Lord Mandelson: He did. I’d forgotten that. He did call us the beautiful people and he thought he was, you know, he sort of stepped aside, rather relegated himself as, you know, as an un-beautiful person. But that was not the point. The point was what he stood for. I mean, the sense of purpose he brought to politics, also his intellect. He was a highly intelligent individual. He was a politician to his fingertips. So he would decry slightly, you know, spin and soundbites and photo opportunities and whatever. Actually, he was very well versed and very well trained in all those things. He was a thoroughly professional politician.
Ciaran Jenkins: And he had humour as well, didn’t he? And he had wit and he knew how to have a dig. And he once held up a crab in a glass.
TV footage of John Prescott holding glass jug and saying: Me and my mate Peter.
Lord Mandelson: Nobody understood why he did it, but it didn’t really matter because although oftentimes people didn’t understand fully what he was saying or why he was doing something, the message nonetheless was clear. And on that occasion he was having a dig at me and everyone knew he was. So it really didn’t matter, you know, what was lost in translation. The fact is they knew that I was the target of this and the dig, the target, was duly lampooned and landed.
Ciaran Jenkins: There was a lot of snobbery, wasn’t there, about him, especially in the 90s. I mean, to what extent was he aware of that and what did he make of it?
Lord Mandelson: There was some some snobbery.
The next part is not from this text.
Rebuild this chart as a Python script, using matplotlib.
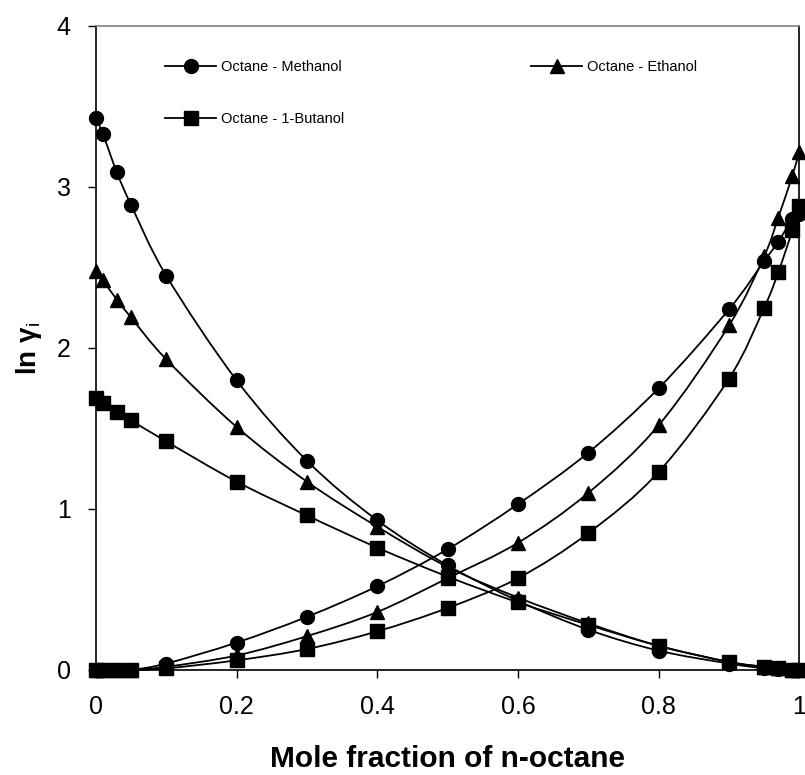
import matplotlib
matplotlib.use("Agg")
import matplotlib.pyplot as plt
from matplotlib.path import Path
from matplotlib.patches import PathPatch
from matplotlib.lines import Line2D
import numpy as np

plt.rcParams["font.family"] = ["Liberation Sans", "DejaVu Sans"]
plt.rcParams["mathtext.fontset"] = "custom"
plt.rcParams["mathtext.rm"] = "Liberation Sans"
plt.rcParams["mathtext.it"] = "Liberation Sans:italic"
plt.rcParams["mathtext.bf"] = "Liberation Sans:bold"

# mole fraction of n-octane
xOct = [0, 0.01, 0.03, 0.05, 0.1, 0.2, 0.3, 0.4, 0.5, 0.6, 0.7, 0.8, 0.9, 0.95, 0.97, 0.99, 1.0]

# ln gamma of octane (falling) and of the alcohol (rising)
methOct = [3.43, 3.33, 3.09, 2.89, 2.45, 1.80, 1.30, 0.93, 0.65, 0.43, 0.25, 0.12, 0.04, 0.01, 0.005, 0.0, 0.0]
methAlc = [0.0, 0.0, 0.0, 0.0, 0.04, 0.17, 0.33, 0.52, 0.75, 1.03, 1.35, 1.75, 2.24, 2.54, 2.66, 2.80, 2.83]
ethOct = [2.48, 2.42, 2.30, 2.19, 1.93, 1.51, 1.17, 0.89, 0.64, 0.45, 0.29, 0.15, 0.05, 0.02, 0.01, 0.0, 0.0]
ethAlc = [0.0, 0.0, 0.0, 0.0, 0.02, 0.09, 0.21, 0.36, 0.57, 0.79, 1.10, 1.52, 2.14, 2.57, 2.81, 3.07, 3.22]
butOct = [1.69, 1.66, 1.60, 1.55, 1.42, 1.17, 0.96, 0.76, 0.58, 0.42, 0.28, 0.15, 0.05, 0.02, 0.01, 0.0, 0.0]
butAlc = [0.0, 0.0, 0.0, 0.0, 0.01, 0.06, 0.13, 0.24, 0.385, 0.57, 0.85, 1.23, 1.81, 2.25, 2.47, 2.73, 2.88]

seriesList = [
  ("Octane - Methanol", "o", methOct, methAlc),
  ("Octane - 1-Butanol", "s", butOct, butAlc),
  ("Octane - Ethanol", "^", ethOct, ethAlc),
]


def smoothPath(ax, x, y):
  # Catmull-Rom style bezier through points, built in display space
  pts = ax.transData.transform(np.column_stack([x, y]))
  n = len(pts)
  verts = [pts[0]]
  codes = [Path.MOVETO]
  for i in range(n - 1):
    p0 = pts[max(i - 1, 0)]
    p1 = pts[i]
    p2 = pts[i + 1]
    p3 = pts[min(i + 2, n - 1)]
    c1 = p1 + (p2 - p0) / 6
    c2 = p2 - (p3 - p1) / 6
    verts += [c1, c2, p2]
    codes += [Path.CURVE4] * 3
  return Path(verts, codes)


fig = plt.figure(figsize=(8.05, 7.75), dpi=100)
ax = fig.add_axes([0.119, 0.1355, 0.874, 0.831])
ax.set_xlim(0, 1)
ax.set_ylim(0, 4)

handles = []
for label, marker, yOct, yAlc in seriesList:
  for yy in (yOct, yAlc):
    ax.plot(xOct, yy, linestyle="none", marker=marker, markersize=10,
            color="black", clip_on=False, zorder=3)
  handles.append(Line2D([], [], color="black", marker=marker, markersize=10,
                        linewidth=1.3, label=label))

fig.canvas.draw()
for label, marker, yOct, yAlc in seriesList:
  for yy in (yOct, yAlc):
    path = smoothPath(ax, xOct, yy)
    ax.add_patch(PathPatch(path, transform=None, facecolor="none",
                           edgecolor="black", linewidth=1.3, zorder=2,
                           clip_on=False))

ax.set_xticks([0, 0.2, 0.4, 0.6, 0.8, 1.0])
ax.set_xticklabels(["0", "0.2", "0.4", "0.6", "0.8", "1"])
ax.set_yticks([0, 1, 2, 3, 4])
ax.tick_params(axis="both", direction="out", length=6, width=1, labelsize=18)
ax.tick_params(axis="x", pad=12)
ax.tick_params(axis="y", pad=12)

for side in ("left", "bottom", "right"):
  ax.spines[side].set_color("black")
  ax.spines[side].set_linewidth(1.2)
ax.spines["top"].set_color("#808080")
ax.spines["top"].set_linewidth(1.2)

ax.set_xlabel("Mole fraction of n-octane", fontsize=21.5, fontweight="bold", labelpad=19)
ax.set_ylabel(r"ln γ$_\mathrm{i}$", fontsize=20, fontweight="bold", labelpad=9)

ax.legend(handles=handles, ncol=2, loc="upper left", bbox_to_anchor=(0.08, 0.968),
          frameon=False, fontsize=10.5, handlelength=3.5, columnspacing=12.8,
          labelspacing=2.6, handletextpad=0.35)

fig.savefig("out.png", dpi=100)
I mean, the Tories were pretty condescending. They were pretty patronising towards him. I must say, it amuses me to hear all these Tories now sort of lauding him as a political giant. That’s not how they treated him at the time. But to an extent, you know, John also played this up a bit and he liked to be a bit of the underdog. He liked to be, you know, the working-class guy who was sort of battling through and fighting for attention amongst the sort of London metropolitan middle-class media.
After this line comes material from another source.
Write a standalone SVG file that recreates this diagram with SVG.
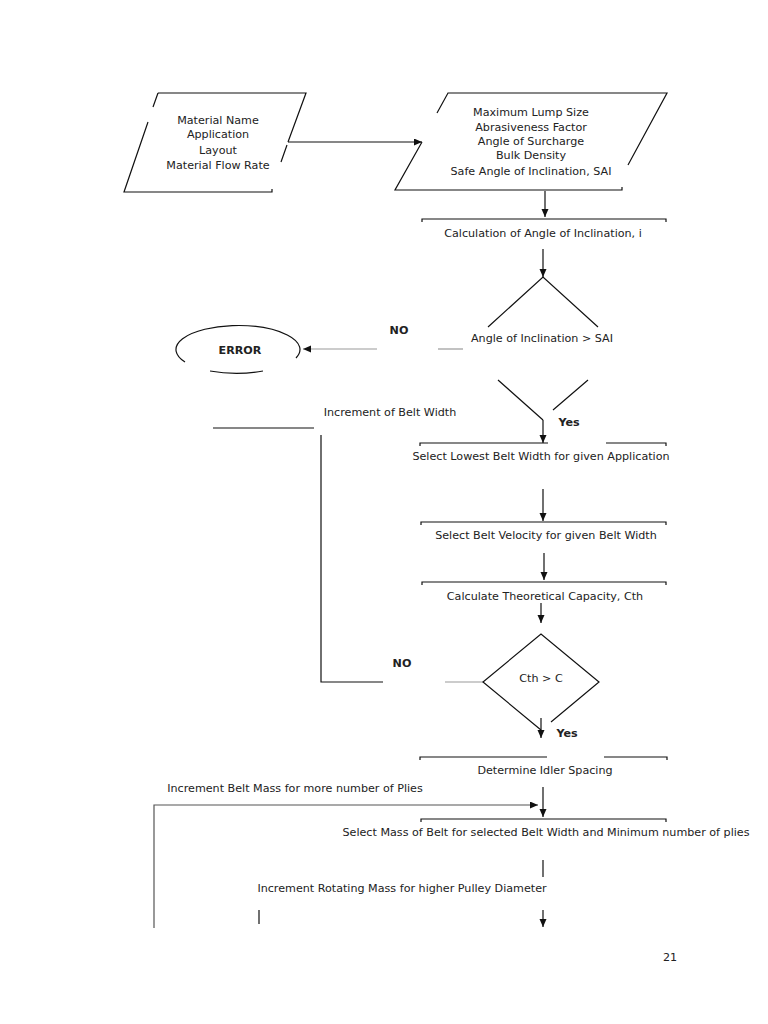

That was part of, you know, who he was. That was part of the defining of himself. I don’t think there was snobbery about him. I think people felt he was a real player and indeed had been a player for a very long time. And right up to the last knockings. I mean, before Tony Blair stood down and John himself resigned in 2007. You know, he was playing a pretty important role, keeping the whole New Labour project on the road.